On the other hand, there is little value in insisting that, for a single site, people should read things they do not want to read. Apart from anything else, if their choices are unconstrained, they will visit other sites instead if they don't like what they find. If you are in control of a site then it is better, perhaps, to let people select what they want from your site than to select nothing at all and go somewhere else. 

In design terms, the Web is part of and a major contributor to a self-organising system, a massive range of overlapping, intersecting and connecting ecosystems. If it were one flat savanna, whether as a result of confirmation bias or a lack of differentiation, evolution would slow down or stop.
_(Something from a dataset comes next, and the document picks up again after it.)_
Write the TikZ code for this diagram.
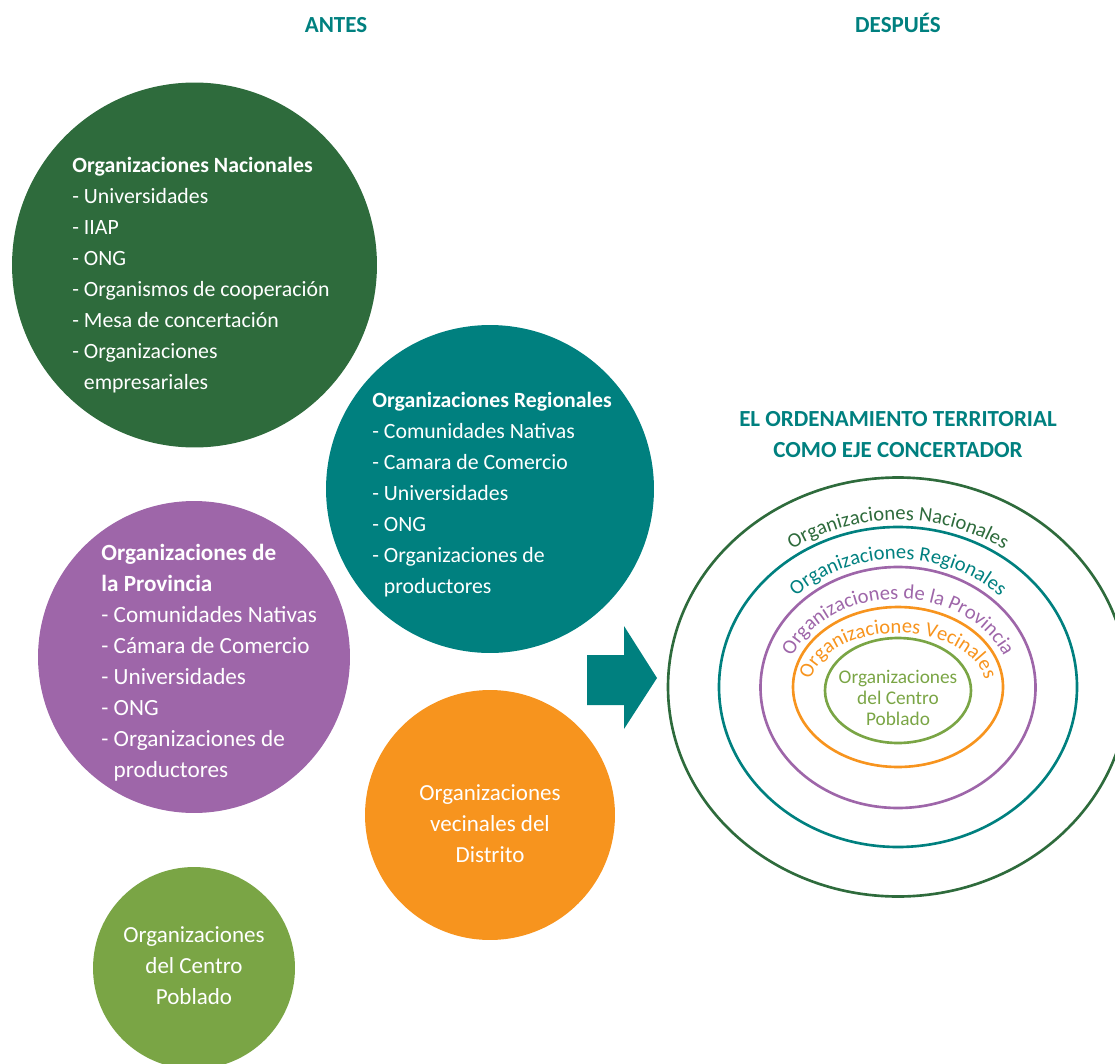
\documentclass[tikz,border=0pt]{standalone}
\usepackage{fontspec}
\setmainfont{Carlito}
\usetikzlibrary{decorations.text}
\definecolor{verdeosc}{HTML}{2E6B3C}
\definecolor{turquesa}{HTML}{00807F}
\definecolor{morado}{HTML}{9E66A9}
\definecolor{naranja}{HTML}{F7941E}
\definecolor{verdecl}{HTML}{7AA545}
\newcommand{\sangria}{\hphantom{-}\ }
\newcommand{\anillofont}{\fontsize{11.7}{14}\selectfont}

\begin{document}
\begin{tikzpicture}[x=0.02cm,y=-0.02cm]
\tikzset{burbuja/.style = {shape=circle,inner sep=0pt,draw=none}}
\tikzset{lista/.style = {text=white,align=left,inner sep=0pt,anchor=base west,font=\fontsize{#1}{17.6}\selectfont},lista/.default=12.4}
\tikzset{centrado/.style = {text=white,align=center,inner sep=0pt,anchor=base,font=\fontsize{13.1}{17.6}\selectfont}}
\tikzset{titulo/.style = {text=turquesa,align=center,inner sep=0pt,anchor=base,font=\bfseries\fontsize{13.1}{17.6}\selectfont}}
\tikzset{anillo/.style = {line width=1.5pt}}
\tikzset{rotulo/.style 2 args = {decorate,decoration={text along path,text align=center,text color=#1,text={|\anillofont|#2}}}}
\useasboundingbox (0,0) rectangle (1115,1064);
\clip (0,0) rectangle (1115,1064);
% titulos (base = ultima linea)
\node[titulo] (antes) at (336,33) {ANTES};
\node[titulo] (despues) at (898,33) {DESPUÉS};
\node[titulo] (eje) at (898,457) {EL ORDENAMIENTO TERRITORIAL\\COMO EJE CONCERTADOR};
% antes
\node[burbuja,fill=verdeosc,minimum size=7.3cm] (nacionales) at (194.5,265) {};
\node[burbuja,fill=turquesa,minimum size=6.56cm] (regionales) at (490,489) {};
\node[burbuja,fill=morado,minimum size=6.24cm] (provincia) at (194,657) {};
\node[burbuja,fill=naranja,minimum size=5cm] (vecinales) at (490,815) {};
\node[burbuja,fill=verdecl,minimum size=4.04cm] (centro) at (194,968) {};
\node[lista] (nacionales-txt) at (72,389) {\textbf{Organizaciones Nacionales}\\- Universidades\\- IIAP\\- ONG\\- Organismos de cooperación\\- Mesa de concertación\\- Organizaciones\\\sangria empresariales};
\node[lista] (regionales-txt) at (372,593) {\textbf{Organizaciones Regionales}\\- Comunidades Nativas\\- Camara de Comercio\\- Universidades\\- ONG\\- Organizaciones de\\\sangria productores};
\node[lista=13.2] (provincia-txt) at (101,777) {\textbf{Organizaciones de}\\\textbf{la Provincia}\\- Comunidades Nativas\\- Cámara de Comercio\\- Universidades\\- ONG\\- Organizaciones de\\\sangria productores};
\node[centrado] (vecinales-txt) at (490,862) {Organizaciones\\vecinales del\\Distrito};
\node[centrado] (centro-txt) at (194,1004) {Organizaciones\\del Centro\\Poblado};
% flecha
\fill[turquesa] (587,655) -- (624,655) -- (624,626) -- (657,678) -- (624,729) -- (624,705) -- (587,705) -- cycle;
% despues
\draw[anillo,verdeosc] (898,687) ellipse [x radius=230, y radius=209.5];
\draw[anillo,turquesa] (898,687) ellipse [x radius=179, y radius=160];
\draw[anillo,morado] (898,687.5) ellipse [x radius=137.5, y radius=120.5];
\draw[anillo,naranja] (898,687) ellipse [x radius=105, y radius=80];
\draw[anillo,verdecl] (898,690.5) ellipse [x radius=73, y radius=52.5];
\path[rotulo={verdeosc}{Organizaciones Nacionales}] (898,688) ++(180:186 and 168) arc [start angle=180, end angle=360, x radius=186, y radius=168];
\path[rotulo={turquesa}{Organizaciones Regionales}] (898,688) ++(180:145 and 129) arc [start angle=180, end angle=360, x radius=145, y radius=129];
\path[rotulo={morado}{Organizaciones de la Provincia}] (898,688) ++(180:113 and 89) arc [start angle=180, end angle=360, x radius=113, y radius=89];
\path[rotulo={naranja}{Organizaciones Vecinales}] (898,688) ++(180:88 and 55) arc [start angle=180, end angle=360, x radius=88, y radius=55];
\node[centrado,text=verdecl,font=\fontsize{11}{11.9}\selectfont] (anillo-txt) at (898,725) {Organizaciones\\del Centro\\Poblado};
\end{tikzpicture}
\end{document}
Luckily, neither extreme is possible - we simply cannot pay attention to it all things, nor can we completely divorce ourselves from the things we do not want to see. It is neither an unstructured featureless space nor a set of isolated islands that never connect.
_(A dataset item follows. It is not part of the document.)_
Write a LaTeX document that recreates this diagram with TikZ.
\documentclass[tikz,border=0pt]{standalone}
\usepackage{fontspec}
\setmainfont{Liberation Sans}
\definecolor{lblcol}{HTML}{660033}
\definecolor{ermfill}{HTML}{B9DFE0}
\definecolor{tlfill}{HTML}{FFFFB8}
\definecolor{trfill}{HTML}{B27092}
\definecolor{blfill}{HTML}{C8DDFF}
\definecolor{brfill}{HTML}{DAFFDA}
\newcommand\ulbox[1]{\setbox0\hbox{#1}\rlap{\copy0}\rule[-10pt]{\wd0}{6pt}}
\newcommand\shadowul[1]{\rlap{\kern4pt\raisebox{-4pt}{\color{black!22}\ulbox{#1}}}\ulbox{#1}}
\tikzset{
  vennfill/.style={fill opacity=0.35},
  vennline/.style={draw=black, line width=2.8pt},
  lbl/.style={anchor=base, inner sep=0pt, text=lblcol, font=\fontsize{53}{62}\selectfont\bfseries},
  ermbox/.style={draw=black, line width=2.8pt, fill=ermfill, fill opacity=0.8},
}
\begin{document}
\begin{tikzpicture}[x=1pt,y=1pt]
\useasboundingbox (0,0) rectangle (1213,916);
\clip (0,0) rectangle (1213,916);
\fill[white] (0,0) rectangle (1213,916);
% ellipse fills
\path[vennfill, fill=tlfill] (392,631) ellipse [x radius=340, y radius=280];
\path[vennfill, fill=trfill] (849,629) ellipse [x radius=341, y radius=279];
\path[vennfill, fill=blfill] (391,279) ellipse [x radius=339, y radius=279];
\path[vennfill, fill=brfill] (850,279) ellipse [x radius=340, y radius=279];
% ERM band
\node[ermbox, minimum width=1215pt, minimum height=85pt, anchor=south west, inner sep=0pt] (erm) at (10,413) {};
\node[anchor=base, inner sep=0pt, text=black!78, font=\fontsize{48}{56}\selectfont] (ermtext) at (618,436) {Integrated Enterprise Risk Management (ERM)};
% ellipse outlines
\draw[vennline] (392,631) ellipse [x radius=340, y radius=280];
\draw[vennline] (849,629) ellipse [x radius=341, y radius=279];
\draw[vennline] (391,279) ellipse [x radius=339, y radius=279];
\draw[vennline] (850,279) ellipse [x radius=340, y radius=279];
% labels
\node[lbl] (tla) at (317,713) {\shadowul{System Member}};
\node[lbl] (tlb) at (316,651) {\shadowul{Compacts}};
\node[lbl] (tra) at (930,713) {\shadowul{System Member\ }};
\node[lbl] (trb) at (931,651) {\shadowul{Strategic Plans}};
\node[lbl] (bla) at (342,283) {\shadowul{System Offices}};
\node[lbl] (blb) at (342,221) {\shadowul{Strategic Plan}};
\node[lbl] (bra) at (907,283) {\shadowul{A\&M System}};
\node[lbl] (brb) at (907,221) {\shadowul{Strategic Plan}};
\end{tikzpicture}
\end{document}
We need parcellated spaces for evolution to happen, but we need isthmuses, bridges, and breaks in barriers for good things to seep through. Self-curation is fine and, to a large extent, unstoppable: even in the days when I used dead trees for my news, I would skip not just articles but whole sections that did not interest me. Attention is a valuable and scarce commodity and, no matter how curious we may be, we don't have time or capacity to give it all to all things. However, we need to make room for serendipitous channels, seepages and signposts to remind us that there are more things in Heaven and Earth, Horatio, than are dreamt of in our philosophies. Yes, of course we should give people control over what they see and make it easy for them to filter things how they like. But we should also make deliberate holes in those filters, to remind people that their filters can and probably should change from time to time, to provide signposts to what they are missing and to encourage them to explore new islands and territories. We should design for serendipity.

Comments

  • Nathaniel Ostashewski July 30, 2012 - 12:52am

    Hello Jon. I read this post and absolutely think that viewers or visitors should be able to self-curate. This does present some challenges - and I like the idea of creating holes in the filters (or perhaps resetting parts of the filters) from time to time is a good way of introducing serendipitous possibilities into the mix.
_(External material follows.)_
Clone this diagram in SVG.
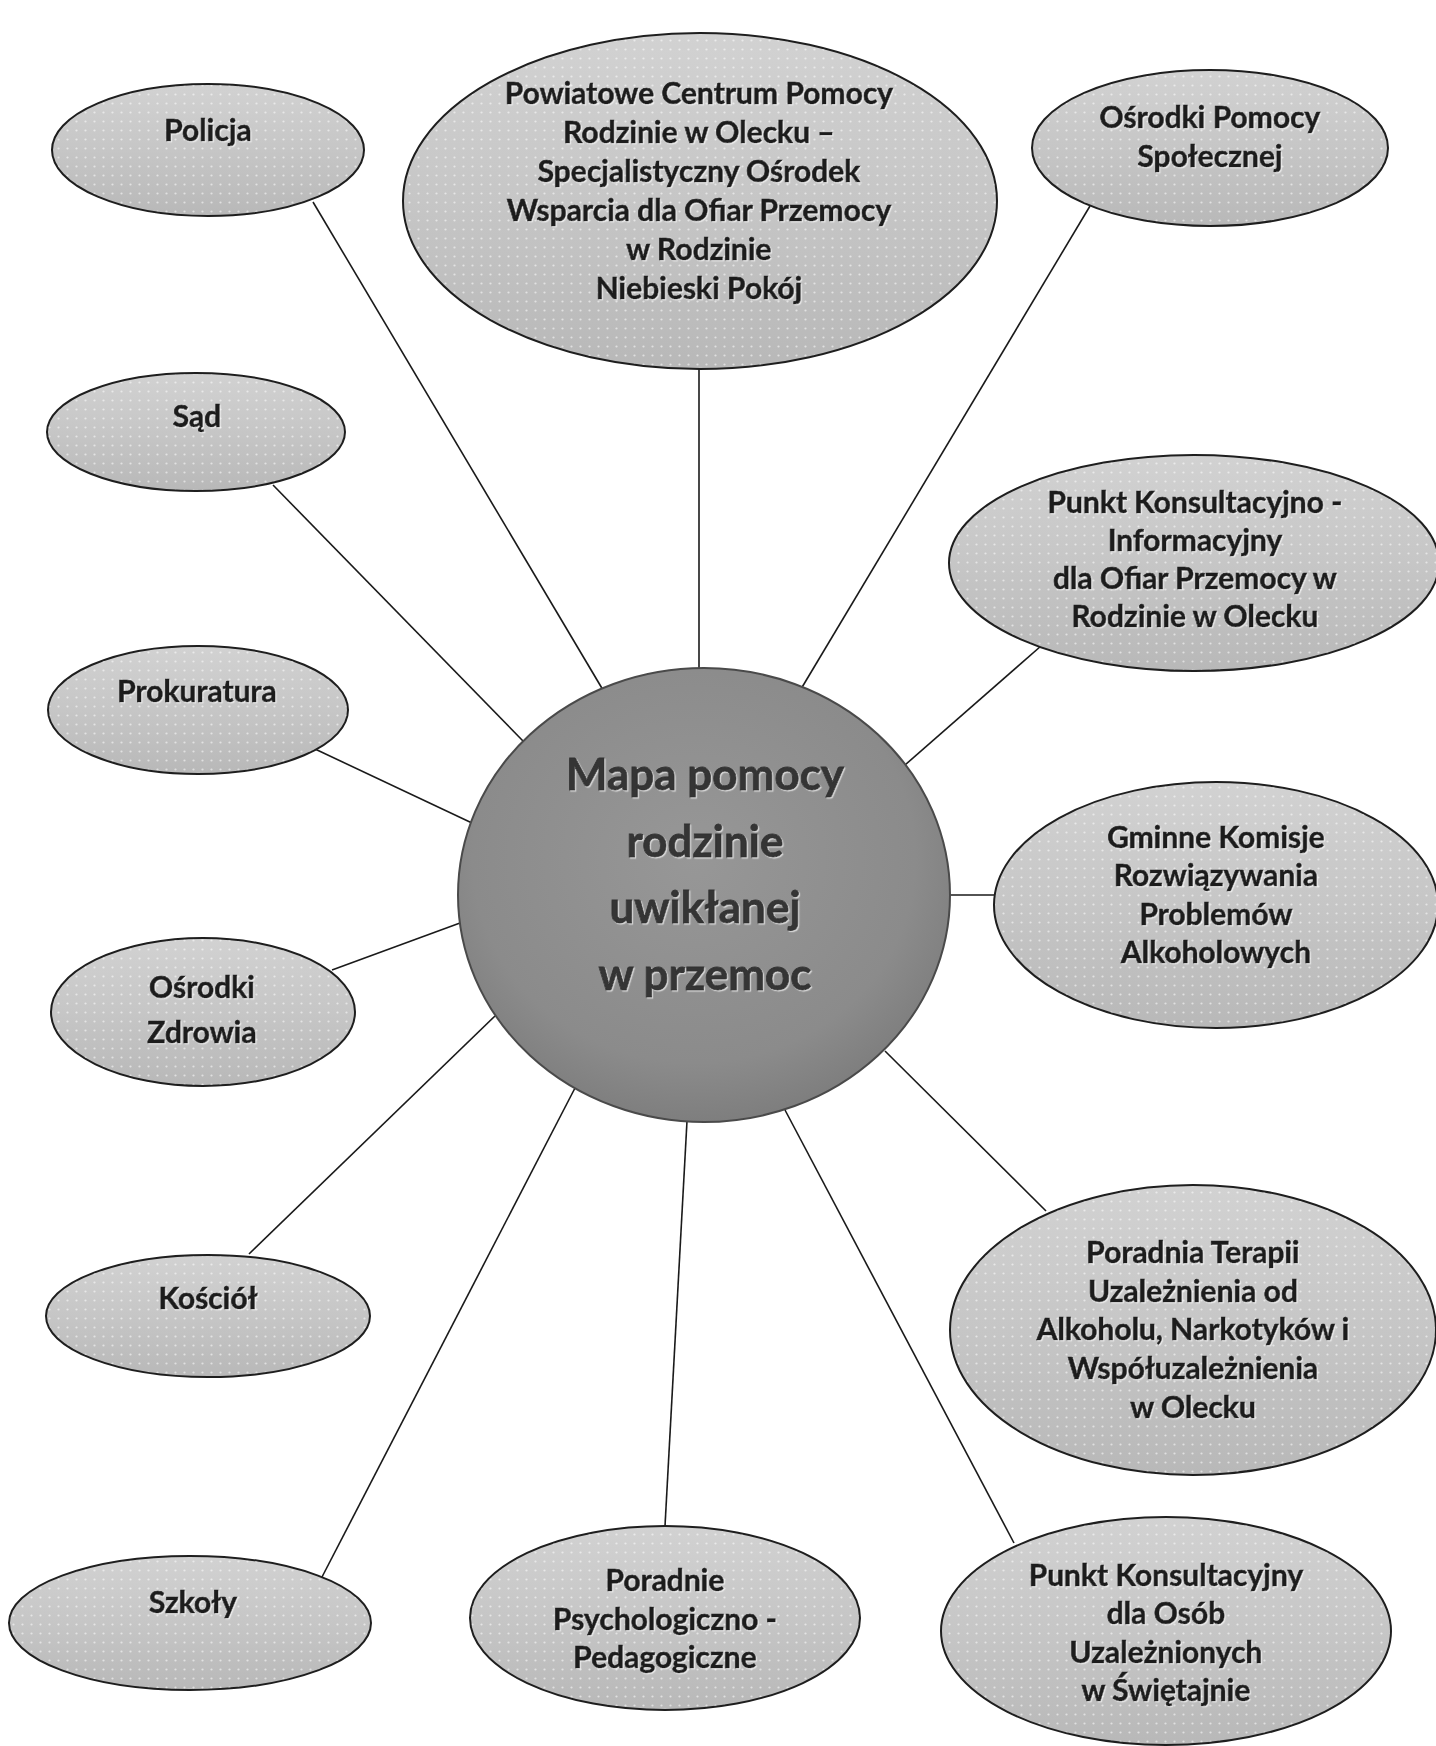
<svg xmlns="http://www.w3.org/2000/svg" width="1436" height="1746" viewBox="0 0 1436 1746">
<defs>
<linearGradient id="nodeFill" x1="0" y1="0" x2="0" y2="1">
<stop offset="0" stop-color="#d2d2d2"/>
<stop offset="0.5" stop-color="#c6c6c6"/>
<stop offset="1" stop-color="#b8b8b8"/>
</linearGradient>
<radialGradient id="hubFill" cx="0.48" cy="0.42" r="0.6">
<stop offset="0" stop-color="#979797"/>
<stop offset="0.75" stop-color="#8b8b8b"/>
<stop offset="1" stop-color="#7c7c7c"/>
</radialGradient>
<pattern id="dots" width="9" height="9" patternUnits="userSpaceOnUse">
<circle cx="4.5" cy="4.5" r="1.1" fill="#ffffff" fill-opacity="0.55"/>
</pattern>
<filter id="glow" x="-5%" y="-20%" width="110%" height="140%">
<feDropShadow dx="1.2" dy="1.2" stdDeviation="0.6" flood-color="#ffffff" flood-opacity="0.6"/>
</filter>
</defs>
<style>
.n{fill:url(#nodeFill);stroke:#1e1e1e;stroke-width:2}
.d{fill:url(#dots);stroke:none}
.t{font-family:Lato,"Liberation Sans",sans-serif;font-weight:700;font-size:30px;fill:#1c1c1c;stroke:#1c1c1c;stroke-width:0.6;text-anchor:middle;filter:url(#glow)}
.hub{fill:url(#hubFill);stroke:#4a4a4a;stroke-width:2}
.ht{font-family:Lato,"Liberation Sans",sans-serif;font-weight:700;font-size:44px;fill:#343434;stroke:#343434;stroke-width:0.8;text-anchor:middle;filter:url(#glow)}
.c{stroke:#1a1a1a;stroke-width:1.6;fill:none}
</style>
<rect width="1436" height="1746" fill="#ffffff"/>
<g id="connectors">
<line class="c" x1="313" y1="202" x2="603" y2="690"/>
<line class="c" x1="699" y1="369" x2="699" y2="669"/>
<line class="c" x1="1090" y1="206" x2="801" y2="689"/>
<line class="c" x1="273" y1="485" x2="523" y2="741"/>
<line class="c" x1="1041" y1="646" x2="905" y2="765"/>
<line class="c" x1="315" y1="749" x2="472" y2="823"/>
<line class="c" x1="950" y1="895" x2="995" y2="895"/>
<line class="c" x1="332" y1="970" x2="460" y2="923"/>
<line class="c" x1="249" y1="1254" x2="495" y2="1016"/>
<line class="c" x1="885" y1="1051" x2="1046" y2="1211"/>
<line class="c" x1="322" y1="1577" x2="575" y2="1088"/>
<line class="c" x1="665" y1="1526" x2="687" y2="1121"/>
<line class="c" x1="1014" y1="1543" x2="785" y2="1110"/>
</g>
<g id="hub">
<ellipse class="hub" cx="704" cy="895" rx="246" ry="227"/>
<text class="ht"><tspan x="705" y="790">Mapa pomocy</tspan><tspan x="705" y="857">rodzinie</tspan><tspan x="705" y="923">uwikłanej</tspan><tspan x="705" y="990">w przemoc</tspan></text>
</g>
<g id="policja">
<ellipse class="n" cx="208" cy="150" rx="156" ry="66"/>
<ellipse class="d" cx="208" cy="150" rx="155" ry="65"/>
<text class="t" x="208" y="141">Policja</text>
</g>
<g id="pcpr">
<ellipse class="n" cx="700" cy="201" rx="297" ry="168"/>
<ellipse class="d" cx="700" cy="201" rx="296" ry="167"/>
<text class="t"><tspan x="699" y="104">Powiatowe Centrum Pomocy</tspan><tspan x="699" y="143">Rodzinie w Olecku –</tspan><tspan x="699" y="182">Specjalistyczny Ośrodek</tspan><tspan x="699" y="221">Wsparcia dla Ofiar Przemocy</tspan><tspan x="699" y="260">w Rodzinie</tspan><tspan x="699" y="299">Niebieski Pokój</tspan></text>
</g>
<g id="ops">
<ellipse class="n" cx="1210" cy="148" rx="178" ry="78"/>
<ellipse class="d" cx="1210" cy="148" rx="177" ry="77"/>
<text class="t"><tspan x="1210" y="128">Ośrodki Pomocy</tspan><tspan x="1210" y="167">Społecznej</tspan></text>
</g>
<g id="sad">
<ellipse class="n" cx="196" cy="432" rx="149" ry="59"/>
<ellipse class="d" cx="196" cy="432" rx="148" ry="58"/>
<text class="t" x="197" y="427">Sąd</text>
</g>
<g id="punkt-informacyjny">
<ellipse class="n" cx="1194" cy="563" rx="245" ry="108"/>
<ellipse class="d" cx="1194" cy="563" rx="244" ry="107"/>
<text class="t"><tspan x="1195" y="513">Punkt Konsultacyjno -</tspan><tspan x="1195" y="551">Informacyjny</tspan><tspan x="1195" y="589">dla Ofiar Przemocy w</tspan><tspan x="1195" y="627">Rodzinie w Olecku</tspan></text>
</g>
<g id="prokuratura">
<ellipse class="n" cx="198" cy="710" rx="150" ry="64"/>
<ellipse class="d" cx="198" cy="710" rx="149" ry="63"/>
<text class="t" x="197" y="702">Prokuratura</text>
</g>
<g id="gminne">
<ellipse class="n" cx="1216" cy="905" rx="222" ry="123"/>
<ellipse class="d" cx="1216" cy="905" rx="221" ry="122"/>
<text class="t"><tspan x="1216" y="848">Gminne Komisje</tspan><tspan x="1216" y="886">Rozwiązywania</tspan><tspan x="1216" y="925">Problemów</tspan><tspan x="1216" y="963">Alkoholowych</tspan></text>
</g>
<g id="osrodki-zdrowia">
<ellipse class="n" cx="203" cy="1012" rx="152" ry="74"/>
<ellipse class="d" cx="203" cy="1012" rx="151" ry="73"/>
<text class="t"><tspan x="202" y="998">Ośrodki</tspan><tspan x="202" y="1043">Zdrowia</tspan></text>
</g>
<g id="kosciol">
<ellipse class="n" cx="208" cy="1316" rx="162" ry="61"/>
<ellipse class="d" cx="208" cy="1316" rx="161" ry="60"/>
<text class="t" x="208" y="1309">Kościół</text>
</g>
<g id="poradnia-terapii">
<ellipse class="n" cx="1193" cy="1330" rx="243" ry="145"/>
<ellipse class="d" cx="1193" cy="1330" rx="242" ry="144"/>
<text class="t"><tspan x="1193" y="1263">Poradnia Terapii</tspan><tspan x="1193" y="1302">Uzależnienia od</tspan><tspan x="1193" y="1340">Alkoholu, Narkotyków i</tspan><tspan x="1193" y="1379">Współuzależnienia</tspan><tspan x="1193" y="1418">w Olecku</tspan></text>
</g>
<g id="szkoly">
<ellipse class="n" cx="190" cy="1623" rx="181" ry="67"/>
<ellipse class="d" cx="190" cy="1623" rx="180" ry="66"/>
<text class="t" x="193" y="1613">Szkoły</text>
</g>
<g id="poradnie">
<ellipse class="n" cx="665" cy="1618" rx="195" ry="92"/>
<ellipse class="d" cx="665" cy="1618" rx="194" ry="91"/>
<text class="t"><tspan x="665" y="1591">Poradnie</tspan><tspan x="665" y="1630">Psychologiczno -</tspan><tspan x="665" y="1668">Pedagogiczne</tspan></text>
</g>
<g id="punkt-konsultacyjny">
<ellipse class="n" cx="1166" cy="1631" rx="225" ry="114"/>
<ellipse class="d" cx="1166" cy="1631" rx="224" ry="113"/>
<text class="t"><tspan x="1166" y="1586">Punkt Konsultacyjny</tspan><tspan x="1166" y="1624">dla Osób</tspan><tspan x="1166" y="1663">Uzależnionych</tspan><tspan x="1166" y="1701">w Świętajnie</tspan></text>
</g>
</svg>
    One other situation where curation of a site seems to be applicable is when instructors want a learner to "see" something specific. I know of a situation where an instructor of a very very large course (1000+ at the same time) of students is needing to curate what the Tutors for the course, and finally the students in the course "see". The reason for this appears to be twofold - one to manage the infomation to ensure it is in line with the course outcomes and that in fact the examples are correct (where an example is being provided) and another is to manage the timing and amount of materials being provided to the students. There simply is TOO much information in a whole newspaper to read it all - unless one has the benefit of unlimited time...

    Do you think, or know of, any ways in which filter bubbles could be used to provide students with personalized learning materials from a large curated list?  Would that be a particular kind of situation where students could choose what they want to see or not (based perhaps on their prior learning?) 

    Finally - are you aware of any social networking site kind of implementation that is working currently that has the backend engines like Amazon which could be used to filter and curate large collections of relevant data for delivery in a personalized fashion to students?

  • Jon Dron July 30, 2012 - 10:37am

    By an odd coincidence I wrote a system or two that tried to do that in the early 2000s, CoFIND being the main one, that were used in precisely this kind of context. I wrote a PhD thesis around it. One of the notable things about CoFIND was that it inverted the usual approach to a user model. Most adaptive and collaborative filtering systems keep the user model hidden, and that's a big problem because we may not even know that we are in a filter bubble and, even if we do, we may not know much about the algorithms and data points that are being used to provide us with recommendations. My approach was to treat the user model as a set of user-generated tags (not just discrete categories but also fuzzy categories) that could be added, aggregated in new ways, and chosen according to context. For instance, learners could seek resources that were 'good for beginners' or 'funny' or whatever tag had been applied by others in a similar role, so you were not treated as one unified persona but as a constantly shifting human being with ever changing and adapting needs. Unfortunately, though I still think it was conceptually cool, the system was incredibly hard to use and exponentially magnified the cold-start problem, mainly because each combination of tags created its own micro-ecosystem. Any ways that I found to reduce complexity also reduced the value of the recommendations. Judy Kay's notion of scrutable user models was better, but ran into similar difficulties. Giving control over your user model adds too much complexity.

    There have been many attempts to produce collaborative filters for education, maybe starting with CoFIND (which stands for 'Collaborative Filter in N Dimensions'). At least, it was among the first used in formal educaiton, though there were plenty of earlier informal learning/knowledge management systems like PHOAKS ('People Helping One Another Know Stuff') and even Tapestry, that started it all in about 1992, that explicitly tried to recommend things to learn from. There has been quite a bit of work on it at OUNL - I helped to examine Hendrik Drachsler's PhD on that subject, for instance (the link is to some of his papers). There are some huge issues using such things in education though: previous preference is way less useful in determining future needs in learning being perhaps the biggest one. One or two of Hendrik's papers have a good review of the issues -see http://inderscience.metapress.com/content/n63082472v3210l0/ for instance. Timing remains an enormous obstacle: these systems are OK if you are riding the wave and want to know where to go next, but hopeless at showing paths (and no, aggregation of paths doesn't work!). I don't think anyone has really successfully overcome the problems yet, but I and others are still working on it.